I draw my framing of demonology from Bruce Lincoln on the one hand and Marcella Althaus-Reid on the other. Lincoln helped me see how demonology was a discourse that worked to construct and categorize threats to an in-group, an ‘us’, while Althaus-Reid gave me a lens to approach the demon as a kind of subject-position, as something that was leveraging a critique at that ‘us’ and the normative systems of race, gender, and sexuality that sustained it. More widely, both Erin Runions’s The Babylon Complex and Sean McCloud’s American Possessions were influential in helping me theorize US demonologies today, as were Adam Kotsko’s The Prince ofthis World and Neoliberalism’s Demons for analyzing demonology’s more secularized legacies. So it draws closely on work from both religious studies and political theology. But the text’s backbone is indebted to queer, critical race, and decolonial theory. Sara Ahmed’s Willful Subjects stands out here as the book that first got me to connect my research into demonology to the discussions happening in cultural studies and critical theory. Works by Lee Edelman, Heike Schotten, Achille Mbembe, Katherine McKittrick, Jared Sexton, Walter Mignolo, and Audra Simpson were all critical in giving me the language and concepts to see how the ideas I was wrestling with regarding demonology were inextricable from the pervasive systems of power that structure our world today. It helped me see how the archive of demonology was core to the construction and enforcement of normative models of order, both overtly theological and more secularized ones.
What does the title of the book, Passing Orders, refer to?

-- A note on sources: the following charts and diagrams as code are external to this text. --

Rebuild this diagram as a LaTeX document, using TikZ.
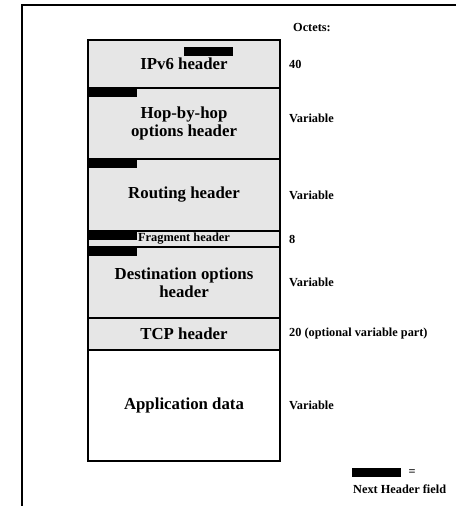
\documentclass[tikz,border=0pt]{standalone}
\usepackage{fontspec}
\setmainfont{Liberation Serif}
\usetikzlibrary{positioning}
\definecolor{boxgray}{RGB}{230,230,230}

\begin{document}
\begin{tikzpicture}[x=1pt, y=-1pt,
  hdr/.style = {draw, line width=1.4pt, fill=boxgray, minimum width=192pt,
    inner sep=0pt, outer sep=0pt, align=center,
    font=\fontsize{16.8}{18.5}\selectfont\bfseries},
  nhfield/.style = {fill=black, inner sep=0pt, outer sep=0pt,
    minimum width=49pt, minimum height=9pt},
  octets/.style = {anchor=west, inner sep=0pt,
    font=\fontsize{12.3}{14}\selectfont\bfseries}]
  \useasboundingbox (0,0) rectangle (456,506);
  % frame
  \draw[line width=2pt] (456,5) -- (22,5) -- (22,506);

  % the header chain
  \node[hdr, minimum height=48pt, anchor=north] (ipv6) at (184,40) {IPv6 header};
  \node[hdr, minimum height=71pt, below=0pt of ipv6] (hop) {Hop-by-hop\\options header};
  \node[hdr, minimum height=72pt, below=0pt of hop] (routing) {Routing header};
  \node[hdr, minimum height=16pt, below=0pt of routing,
    font=\fontsize{12.4}{14}\selectfont\bfseries] (frag) {Fragment header};
  \node[hdr, minimum height=71pt, below=0pt of frag] (dest) {Destination options\\header};
  \node[hdr, minimum height=32pt, below=0pt of dest] (tcp) {TCP header};
  \node[hdr, minimum height=111pt, below=0pt of tcp, fill=white] (app) {Application data};

  % next header fields
  \node[nhfield] (nh1) at (208,51) {};
  \node[nhfield, anchor=north west] (nh2) at (hop.north west) {};
  \node[nhfield, anchor=north west] (nh3) at (routing.north west) {};
  \node[nhfield, anchor=north west] (nh4) at (frag.north west) {};
  \node[nhfield, anchor=north west] (nh5) at (dest.north west) {};

  % sizes
  \node[octets] (octhead) at (293,28) {Octets:};
  \node[octets, right=9pt of ipv6] (o1) {40};
  \node[octets, right=9pt of hop, yshift=5.5pt] (o2) {Variable};
  \node[octets, right=9pt of routing] (o3) {Variable};
  \node[octets, right=9pt of frag] (o4) {8};
  \node[octets, right=9pt of dest] (o5) {Variable};
  \node[octets, right=9pt of tcp] (o6) {20 (optional variable part)};
  \node[octets, right=9pt of app] (o7) {Variable};

  % key
  \node[nhfield] (key) at (376,472.5) {};
  \node[octets, right=8pt of key] (eq) {=};
  \node[octets] (keytext) at (353,489) {Next Header field};
\end{tikzpicture}
\end{document}
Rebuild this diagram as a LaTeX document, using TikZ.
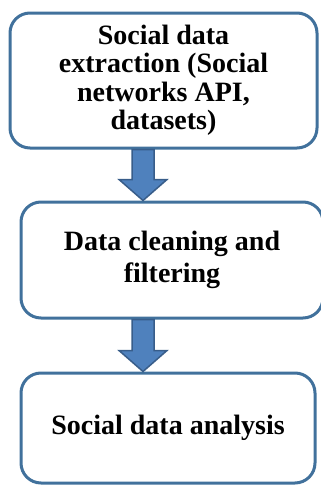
\documentclass[tikz,border=0pt]{standalone}
\usepackage{fontspec}
\setmainfont{Liberation Serif}
\usetikzlibrary{calc}
\definecolor{boxline}{RGB}{65,113,156}
\definecolor{arrowfill}{RGB}{79,129,189}
\definecolor{arrowline}{RGB}{56,93,138}

\begin{document}
\begin{tikzpicture}
		[x=1pt, y=1pt,
		every node/.style={font=\bfseries\fontsize{28}{28.5}\selectfont},
		stagebox/.style={draw=boxline, line width=3pt, rounded corners=20pt,
			inner sep=0pt, align=center},
		blockarrow/.style={fill=arrowfill, draw=arrowline, line width=1.5pt,
			line join=miter},
		]
		\useasboundingbox (0,0) rectangle (321,-485);
		\coordinate (ax) at (143,0);
		\node[stagebox, minimum width=307pt, minimum height=135pt] (top) at (163.5,-80.5)
			{Social data\\extraction (Social\\networks API,\\datasets)};
		\node[stagebox, minimum width=302pt, minimum height=116pt,
			font=\bfseries\fontsize{28}{32}\selectfont] (mid) at (172,-260)
			{Data cleaning and\\filtering};
		\node[stagebox, minimum width=294pt, minimum height=110pt] (bot) at (168,-428)
			{\raisebox{-3pt}{Social data analysis}};
		% block arrows between the stages
		\foreach \s/\t in {top/mid,mid/bot}
			\draw[blockarrow] ($(ax |- \s.south)+(-11,0)$) -- ($(ax |- \t.north)+(-11,21)$)
				-- ++(-13,0) -- (ax |- \t.north) -- ($(ax |- \t.north)+(24,21)$)
				-- ++(-13,0) -- ($(ax |- \s.south)+(11,0)$) -- cycle;
	\end{tikzpicture}
\end{document}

The title speaks to several things. The most straightforward is the idea of sociopolitical orders as being in a state of passing, understood both in the sense of passing away and as a kind of masquerade of normativity—passing as both dying and dissimulation. And alongside these of passing as trespassing, transgression of the borders and boundaries of a given order. I found that this threefold sense of passing was core to contemporary demonologies, which often hinged on notions of deceptive mimicry and the illegitimate entry into and possession of space, but also in the belief these are transient states whose falsity will ultimately be exposed, rectified, and replaced by divine truth. This led me to think about how demonology intersects with constructions of “passing” in the context of race, sexuality, gender, immigration, etc. As part of the queer and trans communities I think about the politics of passing a lot, especially in how it can both reinforce various normative structures but also undermine their claims to possess some essential truth. The latter fits into how such marginalized subjects are often demonized as “counterfeit” versions of a normative identity. But the ability for marginalized subjects—queer, trans, and racialized subjects, for example—to “pass” as straight or cis or white, undermines the claims that straightness, cisness, or whiteness to have some unique and irreplicable essence that justifies their assumed primacy. It exposes their constructedness. This exposure is threatening. It creates a drive for security, for policing borders around a self or community whose normative supremacy is seen as under attack. We see this discursively in claims that there is always a ‘tell’ that exposes the passing subject—a sign pointing to a revelation of ‘real’ identity that condemns the subject while reinstating normativity in a way that often mirrors apocalyptic narratives. We also see it materially in attempts at creating and reinforcing legal and extra-legal regimes that seek to curtail autonomies of being and belonging, as in rising transphobia, xenophobia, and white nationalism—Christian or otherwise. This then gets at another meaning of the title, the sense in which political, moral, and juridical orders are passed down from on high in an attempt to protect a specific model of “right order”—an orthotaxy—from the realization of its own passing.
Given the subject matter, was the material hard to work with and what are the risks of this kind of work?
Critically analyzing far-right ideologies always comes with risk. At best, it’s psychologically and emotionally draining but it can easily get a lot worse. I’ve fortunately managed to avoid a lot of the darker consequences this work can bring—for now, at least—but the primary sources were always difficult to address, often in ways that you don’t see until you come up for air and realize you’ve been holding your breath. And as someone who in the texts I explore would often be classified as “with demons”—in the dual sense of both affliction and affiliation that I unpack in the book—a lot of the material weighed heavily. This is also where a lot of my secondary and especially theoretical literature acted as a nourishing counterweight to the primary sources. And that material also helped me derive a certain joy at reading those primary materials otherwise, more subversively—the frisson of excavating those disavowed possibilities that the notion of being “with demons” allowed: new concepts of selfhood and community, of reworked pasts and unknown futures, of resistance or refusal in the face of nigh-omnipotent systems of domination.
In closing, why do you think people should read the book?
The book cuts to the heart of the surge of white Christian nationalism we see in the US today, one that recent events have shown is not only not going away but is very likely to get worse, and shows the way it is rooted deeply within American political and religious life. It explores a potent but understudied part of this surge—demonology—and its ties to the key political struggles of our day, against white supremacy, settler colonialism, Islamophobia, queer- and trans-phobia, and anti-Black violence. But the book is also more than a study. It inhabits these struggles, and shows how reading the demonologies constructed around them otherwise can give us resources to push through the effects of power towards the possibility of something other. The book lives in this tension, between study and subversion, between exploring the imposition of power and unearthing the possibilities of resistance. If that sounds appealing—if you want a book that both shows the deep hold that Christian apocalyptic thought has on the US today while striving to carve out ground for other possible worlds—then I recommend you give Passing Orders a look.